> [DATA BLOCK]:
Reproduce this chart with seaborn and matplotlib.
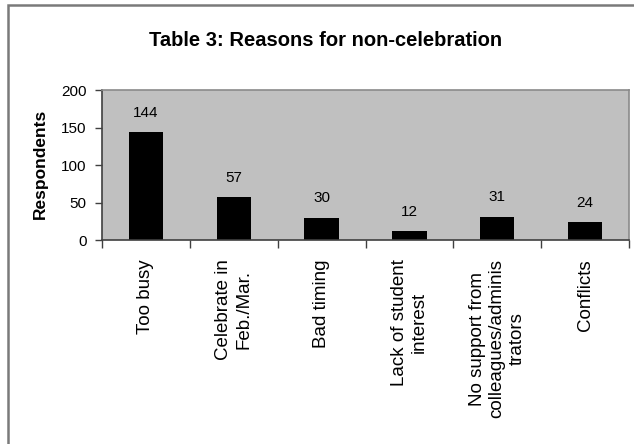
import matplotlib
matplotlib.use("Agg")
import matplotlib.pyplot as plt
import matplotlib.patches as mpatches
from matplotlib.ticker import FixedLocator, NullFormatter
import seaborn as sns
import pandas as pd

# Survey: why schools did not hold the celebration
reasons = [
    "Too busy",
    "Celebrate in\nFeb./Mar.",
    "Bad timing",
    "Lack of student\ninterest",
    "No support from\ncolleagues/adminis\ntrators",
    "Conflicts",
]
respondents = [144, 57, 30, 12, 31, 24]
y_ticks = [0, 50, 100, 150, 200]

title = "Table 3: Reasons for non-celebration"
y_label = "Respondents"

plt.rcParams["font.family"] = ["Liberation Sans", "DejaVu Sans"]

df = pd.DataFrame({"reason": reasons, "count": respondents})

fig = plt.figure(figsize=(6.34, 4.44), dpi=100)
fig.patch.set_facecolor("white")

# outer chart frame
frame = mpatches.Rectangle((8 / 634, -0.05), 1.2, 1 - 5 / 444 + 0.05,
                           transform=fig.transFigure, fill=False,
                           edgecolor="#7a7a7a", linewidth=1.8)
fig.add_artist(frame)

ax = fig.add_axes([102 / 634, 1 - 240 / 444, (629 - 102) / 634, 150 / 444])
ax.set_facecolor("#c0c0c0")

sns.barplot(data=df, x="reason", y="count", color="black", width=0.39,
            saturation=1, ax=ax)

ax.set_ylim(0, 200)
ax.set_xlim(-0.5, len(reasons) - 0.5)
ax.set_yticks(y_ticks)
ax.set_xlabel("")
ax.set_ylabel("")

# category separators as ticks between bars
ax.xaxis.set_minor_locator(FixedLocator([i - 0.5 for i in range(len(reasons) + 1)]))
ax.xaxis.set_minor_formatter(NullFormatter())
ax.tick_params(axis="x", which="minor", length=6, width=1, color="#404040",
               direction="out")
ax.tick_params(axis="x", which="major", length=0, pad=14, labelsize=13.5,
               labelrotation=90)
for lab in ax.get_xticklabels():
    lab.set_verticalalignment("top")
    lab.set_horizontalalignment("center")
    lab.set_multialignment("center")
ax.tick_params(axis="y", length=5, width=1, color="#404040", pad=6,
               labelsize=11)

for side in ["left", "bottom"]:
    ax.spines[side].set_color("#404040")
    ax.spines[side].set_linewidth(1.2)
for side in ["top", "right"]:
    ax.spines[side].set_color("#8a8a8a")
    ax.spines[side].set_linewidth(1.2)

ax.bar_label(ax.containers[0], labels=[str(v) for v in respondents],
             padding=9, fontsize=11)

fig.text(326 / 634, 1 - 40 / 444, title, ha="center", va="center",
         fontsize=14.5, fontweight="bold")
fig.text(40 / 634, 1 - 164 / 444, y_label, ha="center", va="center",
         rotation=90, fontsize=12.5, fontweight="bold")

fig.savefig("out.png", dpi=100)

> [EXERCISE AIM]: Give an exact copy of the material, leaving out every picture.

> [EXPECTED OUTPUT]:
Reproduce this chart with seaborn and matplotlib.
import matplotlib
matplotlib.use("Agg")
import matplotlib.pyplot as plt
import matplotlib.patches as mpatches
from matplotlib.ticker import FixedLocator, NullFormatter
import seaborn as sns
import pandas as pd

# Survey: why schools did not hold the celebration
reasons = [
    "Too busy",
    "Celebrate in\nFeb./Mar.",
    "Bad timing",
    "Lack of student\ninterest",
    "No support from\ncolleagues/adminis\ntrators",
    "Conflicts",
]
respondents = [144, 57, 30, 12, 31, 24]
y_ticks = [0, 50, 100, 150, 200]

title = "Table 3: Reasons for non-celebration"
y_label = "Respondents"

plt.rcParams["font.family"] = ["Liberation Sans", "DejaVu Sans"]

df = pd.DataFrame({"reason": reasons, "count": respondents})

fig = plt.figure(figsize=(6.34, 4.44), dpi=100)
fig.patch.set_facecolor("white")

# outer chart frame
frame = mpatches.Rectangle((8 / 634, -0.05), 1.2, 1 - 5 / 444 + 0.05,
                           transform=fig.transFigure, fill=False,
                           edgecolor="#7a7a7a", linewidth=1.8)
fig.add_artist(frame)

ax = fig.add_axes([102 / 634, 1 - 240 / 444, (629 - 102) / 634, 150 / 444])
ax.set_facecolor("#c0c0c0")

sns.barplot(data=df, x="reason", y="count", color="black", width=0.39,
            saturation=1, ax=ax)

ax.set_ylim(0, 200)
ax.set_xlim(-0.5, len(reasons) - 0.5)
ax.set_yticks(y_ticks)
ax.set_xlabel("")
ax.set_ylabel("")

# category separators as ticks between bars
ax.xaxis.set_minor_locator(FixedLocator([i - 0.5 for i in range(len(reasons) + 1)]))
ax.xaxis.set_minor_formatter(NullFormatter())
ax.tick_params(axis="x", which="minor", length=6, width=1, color="#404040",
               direction="out")
ax.tick_params(axis="x", which="major", length=0, pad=14, labelsize=13.5,
               labelrotation=90)
for lab in ax.get_xticklabels():
    lab.set_verticalalignment("top")
    lab.set_horizontalalignment("center")
    lab.set_multialignment("center")
ax.tick_params(axis="y", length=5, width=1, color="#404040", pad=6,
               labelsize=11)

for side in ["left", "bottom"]:
    ax.spines[side].set_color("#404040")
    ax.spines[side].set_linewidth(1.2)
for side in ["top", "right"]:
    ax.spines[side].set_color("#8a8a8a")
    ax.spines[side].set_linewidth(1.2)

ax.bar_label(ax.containers[0], labels=[str(v) for v in respondents],
             padding=9, fontsize=11)

fig.text(326 / 634, 1 - 40 / 444, title, ha="center", va="center",
         fontsize=14.5, fontweight="bold")
fig.text(40 / 634, 1 - 164 / 444, y_label, ha="center", va="center",
         rotation=90, fontsize=12.5, fontweight="bold")

fig.savefig("out.png", dpi=100)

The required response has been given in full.